When Kim appears to muster more qualified authorities in support of his “double ownership” thesis, he does so by quoting from them selectively and misleadingly. Consider the following passage:

As legal theorist Benjamin Geva rightly argues, “Fungibility of money…explains the depository’s right to mix the deposited money instead of keeping it separate. It does not necessarily explain the depository’s right to use the money.” A depository is still required to keep an equivalent amount of money deposited.

A reader of this passage might be excused for supposing that Geva himself held the opinion contained in its last sentence. In fact, that opinion belongs to Kim alone. Geva (whose concern is in any case with Roman rather than common law) merely wished to make the logical point that, as he puts it in a subsequent paragraph, “authority to mix does not entail automatically the authority to use” (my emphasis).

This is Serious

If supposedly scholarly elaborations of the myth that fractional reserve banking is inherently fraudulent make claims that are ludicrously at odds with the facts, while more popular presentations of the myth are downright laughable, that doesn’t make the myth itself either funny or harmless. On the contrary: by encouraging people who might otherwise be inclined to oppose heavy-handed government regulation of private industries to favor, on ethical grounds, the outright prohibition of many ordinary banking transactions, the myth that fractional reserve banking is inherently fraudulent strengthens the hand of officials and others who want to hamstring bankers for quite different, but equally unsound, reasons, not excluding a general dislike of free enterprise.

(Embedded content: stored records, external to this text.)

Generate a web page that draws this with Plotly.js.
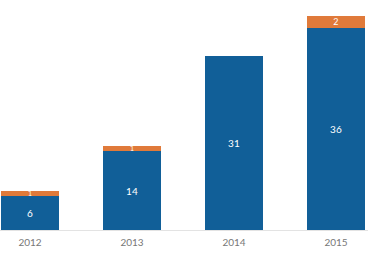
<!DOCTYPE html>
<html><head><meta charset="utf-8">
<script src="https://cdn.plot.ly/plotly-3.0.1.min.js"></script>
<style>html,body{margin:0;padding:0;background:#fff}#chart{width:368px;height:260px}</style>
</head><body><div id="chart"></div>
<script>
var years = ['2012', '2013', '2014', '2015'];
var blueValues = [6, 14, 31, 36];
var orangeValues = [1, 1, 0, 2];
var blueLabels = blueValues.map(String);
var orangeLabels = orangeValues.map(function(v){ return v ? String(v) : ''; });

var data = [
  {type:'bar', x: years, y: blueValues, text: blueLabels, textposition:'inside', textangle:0,
   insidetextanchor:'middle', constraintext:'none',
   textfont:{color:'#ffffff', size:10, family:'Lato, sans-serif'},
   marker:{color:'#115f98', line:{width:0}}, hoverinfo:'none'},
  {type:'bar', x: years, y: orangeValues, text: orangeLabels, textposition:'inside', textangle:0,
   insidetextanchor:'middle', constraintext:'none',
   textfont:{color:'#ffffff', size:[7, 7, 9, 9], family:'Lato, sans-serif'},
   marker:{color:'#e07a3a', line:{width:0}}, hoverinfo:'none'}
];
var layout = {
  width:368, height:260, barmode:'stack', bargap:0.43, showlegend:false,
  margin:{l:0, r:0, t:5, b:30},
  paper_bgcolor:'#ffffff', plot_bgcolor:'#ffffff',
  xaxis:{type:'category', range:[-0.294, 3.314], showline:true, linecolor:'#e3e3e3', linewidth:1,
         ticks:'', ticklabelstandoff:3, showgrid:false, tickfont:{color:'#777777', size:10, family:'Lato, sans-serif'}},
  yaxis:{range:[0, 40], visible:false, showgrid:false, zeroline:false},
  font:{family:'Lato, sans-serif'}
};
Plotly.newPlot('chart', data, layout, {staticPlot:true, displayModeBar:false});
</script></body></html>
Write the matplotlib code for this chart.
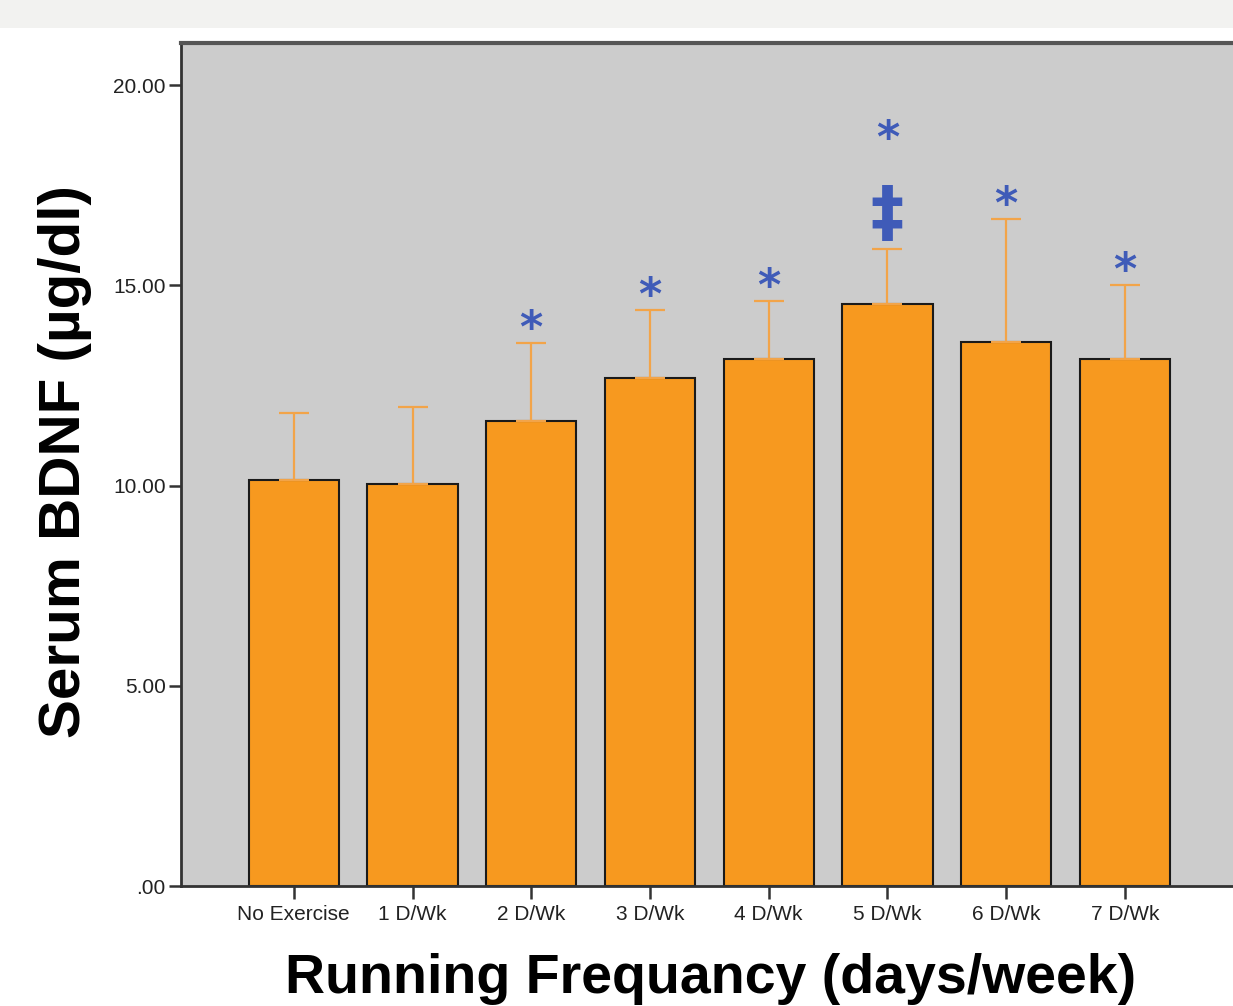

Yet (as I and others have argued often on this site an elsewhere), conventional fractional-reserve banking is capable of yielding enormous benefits to society. What’s more, it has proven most capable of doing so when and where it has been allowed to flourish with the least government interference, including interference aimed at making certain bankers the beneficiaries of government favors. An unbiased and open-minded review of the historical record will make clear to anyone who undertakes it, that it is not those nations that have heaped regulation upon regulation on most of their banks, while favoring one or several with privilege after privilege, that have enjoyed the greatest financial stability. It is those that have mainly relied upon open competition between banks free of special privileges that have witnessed the greatest financial stability. As for those that have attempted, or have succeeded, in banning ordinary banking altogether, if they can be said to have enjoyed financial stability, it is only because they have stagnated.


__________________


[1] In this respect Bagus and Howden remind me of my twin brother Peter. When we used to play army together, I often managed, thanks to my well-honed tactical and stalking skills (and, let’s face it, all around physical and mental superiority), to sneak up on him with my toy Tommy gun and let him have it at point-blank range, only to hear him repeatedly shout, “You missed me!” However, when Peter acted that way, I could always settle matters, without risking legal repercussions, by beating him up.


[2]I should not be surprised if some members of the anti-anti-Rothbard vigilante squad treat my reference to “Lord Keynes’ ” remarks as further proof (Exhibit “A” being my occasional references to “aggregate demand”) that I’m a dyed-in-the-wool Keynesian, and as such someone all right-thinking free market types ought to ignore. For the record: I am not now, nor have I ever been, especially fond of Keynes’ General Theory.


[3]I have since discovered that Mr. Kim did his postdoctoral research at the Department of Economic History and Institutions at Universidad Carlos III in Madrid.